Hoca Ahmed Yesevî, miladî 1166 yılında vefat ettiğinde, içinde çilehanesinin de bulunduğu dergâhın 100 metre kadar uzağına defnedilmiş ve basit bir kabir - türbe yapılmıştı. Bu ilk türbe o civarda yaşayan Müslümanlar için kısa zamanda bir ziyaret mekânı olmuşsa de, çok geçmeden (XIII. yüzyılın başlarında) ortaya çıkan Moğol istilâsı ve bu istilânın yıkıcı etkileri bölgeyi olumsuz şekilde etkiledi. XIV. yüzyılın sonlarında Altınorda devletini yıkıp bu bölgeyi ele geçiren Emir Timur, Moğolistan hanının kızı Tükel Hanım’ı eş olarak seçip gelin alayını karşılamak üzere yola çıkmış, yolda Yesi şehrine uğrayıp Hoca Ahmed Yesevî’nin kabrini ziyaret etmişti. Bu Yesi ziyareti esnasında Timur’un rüyasında Ahmed Yesevî’yi gördüğü, kendisini zaferle müjdeleyen Yesevî’ye bir şükrâne olmak üzere, onun küçük türbesinin yerine büyük bir külliye inşa edilmesini emrettiği kaydedilir. Külliyenin yapımı için o dönemde Türkistan bölgesinin en meşhur mimarlarından olan Hoca Hüseyin Şîrâzî görevlendirilmişti.

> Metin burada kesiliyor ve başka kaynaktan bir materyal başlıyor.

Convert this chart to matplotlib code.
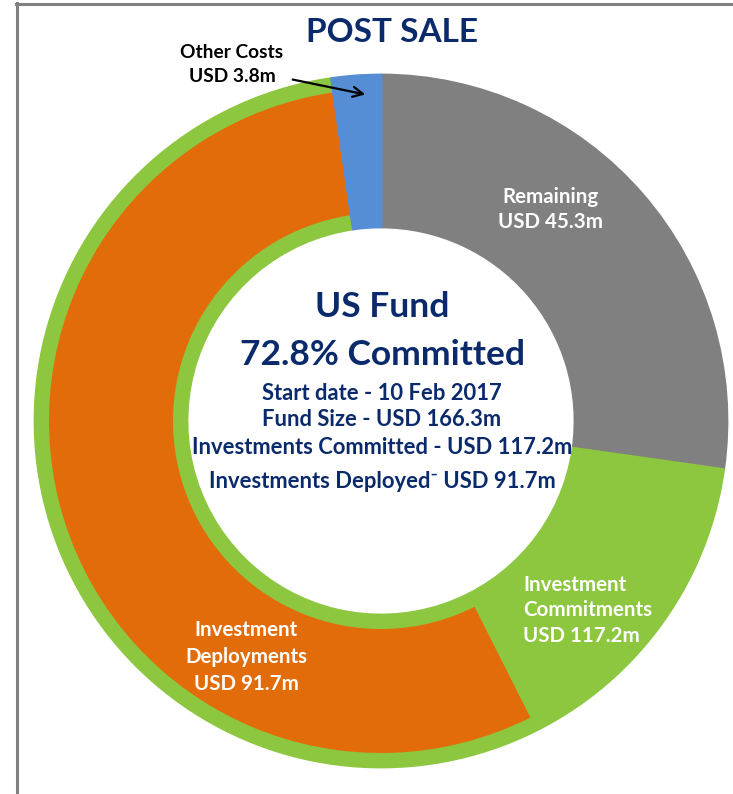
import matplotlib
matplotlib.use("Agg")
import matplotlib.pyplot as plt
from matplotlib.lines import Line2D

# ---- data ----
fund_size = 166.3
outer_labels = ["Remaining", "Investment Commitments", "Other Costs"]
outer_values = [45.3, 117.2, 3.8]
outer_colors = ["#808080", "#8DC63F", "#558ED5"]
deployed_value = 91.7
deployed_color = "#E36C0A"
committed_pct = "72.8%"

title = "POST SALE"
center_big = ["US Fund", f"{committed_pct} Committed"]
center_small = ["Start date - 10 Feb 2017",
                "Fund Size - USD 166.3m",
                "Investments Committed - USD 117.2m",
                "Investments Deployed\u207b USD 91.7m"]

W, H = 733, 794
fig = plt.figure(figsize=(W / 100, H / 100), dpi=100)
ax = fig.add_axes([0, 0, 1, 1])

def Y(y):
    return H - y

plt.rcParams['font.family'] = ['Lato', 'DejaVu Sans']
navy = "#0B2A6B"

cx, cy = 381, Y(421)
R, r_in = 346, 194

ax.pie(outer_values, colors=outer_colors, radius=R, center=(cx, cy),
       startangle=90, counterclock=False, frame=True,
       wedgeprops=dict(width=R - r_in, linewidth=2, joinstyle="round"))
for w, c in zip(ax.patches, outer_colors):
    w.set_edgecolor(c)

# deployed overlay inside commitments wedge
gap_before = outer_values[0] + outer_values[1] - deployed_value
inner_vals = [gap_before, deployed_value, outer_values[2]]
ax.pie(inner_vals, colors=["none", deployed_color, "none"], radius=332,
       center=(cx, cy), startangle=90, counterclock=False, frame=True,
       wedgeprops=dict(width=332 - 208, linewidth=0))
ax.patches[2].set_zorder(5)

ax.set_xlim(0, W)
ax.set_ylim(0, H)
ax.set_aspect("equal")
ax.axis("off")

# frame lines
ax.add_line(Line2D([16, W], [Y(3.5), Y(3.5)], color="#808080", lw=2.2))
ax.add_line(Line2D([16.5, 16.5], [Y(3), 0], color="#808080", lw=2.2))

ax.text(392, Y(33), title, ha="center", va="center", fontsize=24,
        fontweight="bold", color=navy)

# other costs annotation
ax.text(232, Y(52), "Other Costs", ha="center", va="center", fontsize=13.8,
        fontweight="bold", color="black")
ax.text(232, Y(77), "USD 3.8m", ha="center", va="center", fontsize=13.8,
        fontweight="bold", color="black")
ax.annotate("", xy=(368, Y(95)), xytext=(290, Y(79)),
            arrowprops=dict(arrowstyle="->", color="black", lw=1.6,
                            mutation_scale=18), zorder=10)

# segment labels
def lines(x, ys, txts, ha="center"):
    for y, t in zip(ys, txts):
        ax.text(x, Y(y), t, ha=ha, va="center", fontsize=14.8,
                fontweight="bold", color="white", zorder=10)

lines(550, [197, 222], ["Remaining", f"USD {outer_values[0]}m"])
lines(523, [585, 610, 636], ["Investment", "Commitments",
                             f"USD {outer_values[1]}m"], ha="left")
lines(246, [630, 657, 684], ["Investment", "Deployments",
                             f"USD {deployed_value}m"])

# centre text
ax.text(382, Y(307), center_big[0], ha="center", va="center", fontsize=25.5,
        fontweight="bold", color=navy)
ax.text(382, Y(355), center_big[1], ha="center", va="center", fontsize=25.5,
        fontweight="bold", color=navy)
for y, t in zip([393, 419, 448, 481], center_small):
    ax.text(382, Y(y), t, ha="center", va="center", fontsize=15.8,
            fontweight="bold", color=navy)

fig.savefig("out.png", dpi=100)
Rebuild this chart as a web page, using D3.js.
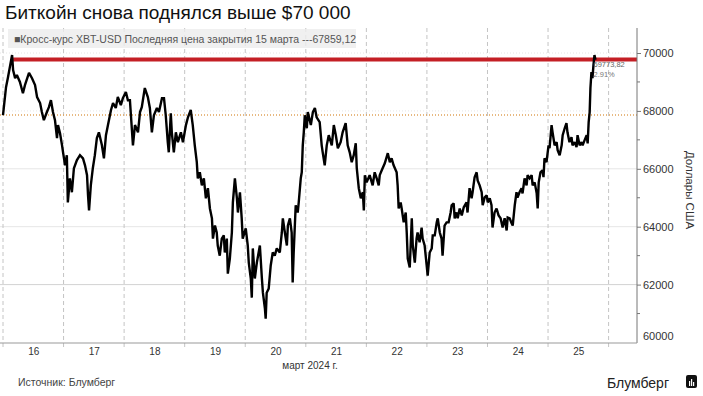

     İki kubbeli dikdörtgen bir yapı olan külliyede merkezî bölümün ortasında büyük bir kazan yer alır. Yedi metalin karışımından oluşan bu kazanın etrafında bazı dualar ve kazan ustası hakkında bilgiler vardır. Önceleri bu kazana hafif tatlandırılmış su koyularak Cuma namazlarından sonra ziyaretçilere ikram edildiği ve şifalı olduğuna inanıldığı ifade edilmektedir. Bu kazan 1934’te Stalin’in emriyle götürüldüğü bir sergiden geri getirilmeyerek St. Petersburg’daki Leningrad Hermitage müzesine konmuş, sonraları Kazakistan makamlarının gayreti ile 1989 yılında yeniden türbedeki yerini almıştır. Üzerinde büyük bir kubbe olan bu merkezî bölümün çevresinde mutfak (halımhâne), mescid, kütüphane, derviş odaları (halvethâne), su kuyusu odası (kudukhâne) gibi çeşitli maksatlarla planlanmış birçok bölüm vardır.

     Merkezî bölümün bitişiğinde Orta Asya kültüründe evliya türbelerinin sembolü olan bir tuğ (ucunda at kuyruğu kılları, sancak ve alem olan bir direk) ve bir kapı yer alır. Bu kapı Ahmed Yesevî’nin mezarının bulunduğu odaya (Gûrhâne) açılmaktadır. Ahşap oyma işçiliği ürünü olan kapının iç tarafındaki döküm halkalardan birinde, yapılış tarihi olan hicrî 797 (m. 1395) tarihi bulunmaktadır. Bu mezar odasının üzerinde küçük kubbe vardır. Yesevî’nin mezar sandukası, açık yeşil renkte bir taştan yapılmıştır. Merkezî bölümün yanlarındaki odalardan bazılarında başka mezarlar da bulunmaktadır. XVI. yüzyıldan itibaren Kazak Türklerinden bazı yüksek mevki sahibi kişiler ve yöneticiler buralara defnedilmiştir.  

     Külliyenin etrafı ve üzeri çinilerle süslenmişken, giriş kapısının bulunduğu cephesi çinisizdir. Bu durum, Timur’un vefatı üzerine külliye inşaatının bitirilemediği ve çini süslemelerinin kısmen eksik kaldığı şeklinde açıklanmaktadır. Hatta ana girişin üstündeki kemer kısmının da Timur’un vefatıyla eksik kaldığı ve hicrî 1000 (1591-92) senesinde Buhara emîri Abdullah Han’ın emri ve desteği ile bu kemerin tamamlandığı belirtilmektedir. Abdullah Han zamanında kurulan iskeleden kalan tahtaların bir kısmı günümüze kadar ulaşmıştır.

     Türbenin dışını çevreleyen üç cephesinde üst kenarı takip eden kuşak şeklinde çinilerle süslü Kur’ân âyetleri vardır. Bunlar En’âm sûresinin 59-63 âyetleri arasıdır. Ayrıca dış cephede çinilerle ve Kûfî hatla Allah, Muhammed, el-Hamdü lillah, Allâhü Ekber, Lâ ilâhe illallah gibi yazılar işlenmiştir. Türbenin dışında giriş kapısına bakan bahçedeki küçük türbe, Uluğ Beg’in kızı ve Ebu’l-Hayr Han’ın eşi olan Râbia Sultan’ın türbesidir.